**Dataset extract:**
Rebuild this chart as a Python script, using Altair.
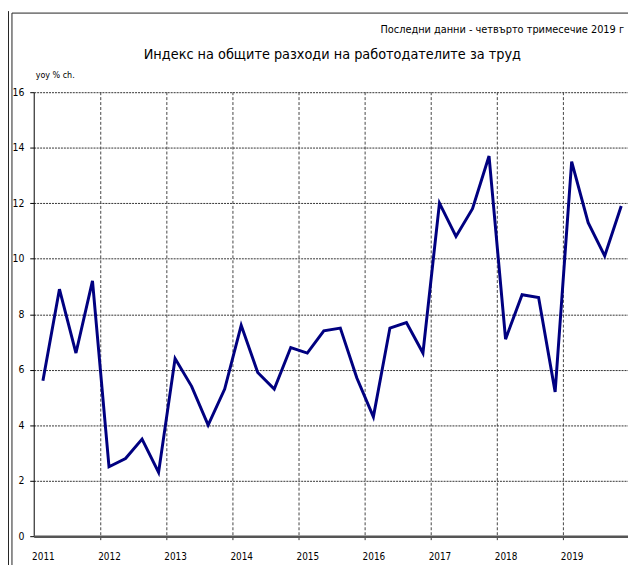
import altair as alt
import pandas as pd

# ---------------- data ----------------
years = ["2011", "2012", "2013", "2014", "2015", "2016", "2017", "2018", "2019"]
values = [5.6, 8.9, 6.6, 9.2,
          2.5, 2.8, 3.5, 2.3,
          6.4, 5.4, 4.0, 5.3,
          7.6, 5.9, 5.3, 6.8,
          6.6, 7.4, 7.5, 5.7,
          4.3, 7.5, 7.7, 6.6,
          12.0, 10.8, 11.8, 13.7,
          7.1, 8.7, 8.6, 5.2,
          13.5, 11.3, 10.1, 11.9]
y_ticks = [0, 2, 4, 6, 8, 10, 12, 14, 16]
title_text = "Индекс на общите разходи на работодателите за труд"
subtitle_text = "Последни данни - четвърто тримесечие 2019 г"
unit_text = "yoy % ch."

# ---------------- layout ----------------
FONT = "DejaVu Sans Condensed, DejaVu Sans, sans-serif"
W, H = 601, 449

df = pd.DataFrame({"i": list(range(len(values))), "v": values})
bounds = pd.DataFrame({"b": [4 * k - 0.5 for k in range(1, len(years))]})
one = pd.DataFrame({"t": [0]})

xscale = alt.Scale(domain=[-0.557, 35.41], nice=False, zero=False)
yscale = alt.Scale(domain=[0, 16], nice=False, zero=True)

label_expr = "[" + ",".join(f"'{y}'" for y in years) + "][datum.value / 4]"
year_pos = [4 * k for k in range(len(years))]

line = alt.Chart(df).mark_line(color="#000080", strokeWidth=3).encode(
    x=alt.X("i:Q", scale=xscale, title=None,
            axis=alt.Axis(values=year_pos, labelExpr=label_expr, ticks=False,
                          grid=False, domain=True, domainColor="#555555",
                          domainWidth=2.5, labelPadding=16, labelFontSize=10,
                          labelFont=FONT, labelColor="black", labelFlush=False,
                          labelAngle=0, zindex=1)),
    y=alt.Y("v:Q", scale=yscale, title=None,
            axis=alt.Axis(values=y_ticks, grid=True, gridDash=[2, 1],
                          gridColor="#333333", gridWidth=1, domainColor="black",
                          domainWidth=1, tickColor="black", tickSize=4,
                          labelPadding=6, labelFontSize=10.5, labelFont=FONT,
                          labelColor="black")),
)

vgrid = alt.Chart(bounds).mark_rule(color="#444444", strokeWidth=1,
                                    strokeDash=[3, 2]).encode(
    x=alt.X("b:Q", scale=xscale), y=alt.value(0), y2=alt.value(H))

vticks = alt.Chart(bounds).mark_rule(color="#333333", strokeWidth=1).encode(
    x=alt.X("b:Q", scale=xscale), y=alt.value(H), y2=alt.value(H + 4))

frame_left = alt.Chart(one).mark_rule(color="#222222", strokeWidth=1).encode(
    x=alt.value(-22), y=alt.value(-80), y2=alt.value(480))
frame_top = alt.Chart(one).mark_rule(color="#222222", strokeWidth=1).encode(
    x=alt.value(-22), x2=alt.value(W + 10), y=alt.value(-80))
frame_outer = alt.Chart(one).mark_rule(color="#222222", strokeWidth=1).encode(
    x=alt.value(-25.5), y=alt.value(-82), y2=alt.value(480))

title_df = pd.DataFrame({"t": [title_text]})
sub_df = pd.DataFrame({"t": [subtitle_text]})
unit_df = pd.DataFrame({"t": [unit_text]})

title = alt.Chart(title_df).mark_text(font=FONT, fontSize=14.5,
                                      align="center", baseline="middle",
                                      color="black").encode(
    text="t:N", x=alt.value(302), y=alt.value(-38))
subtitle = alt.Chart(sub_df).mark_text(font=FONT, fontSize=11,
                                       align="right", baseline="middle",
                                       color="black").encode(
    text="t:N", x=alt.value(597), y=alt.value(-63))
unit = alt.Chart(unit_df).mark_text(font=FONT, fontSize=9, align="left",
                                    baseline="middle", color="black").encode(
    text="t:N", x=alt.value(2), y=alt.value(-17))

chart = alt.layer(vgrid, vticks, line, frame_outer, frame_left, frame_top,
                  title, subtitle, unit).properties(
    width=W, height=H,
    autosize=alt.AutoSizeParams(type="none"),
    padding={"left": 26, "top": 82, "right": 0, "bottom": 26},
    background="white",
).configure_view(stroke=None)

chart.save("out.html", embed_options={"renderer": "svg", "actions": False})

**Directions for this task:** Up to and including the line containing "import pandas as pd", repeat every line from the start of the data, but none of the pictures.

**Full solution:**
Rebuild this chart as a Python script, using Altair.
import altair as alt
import pandas as pd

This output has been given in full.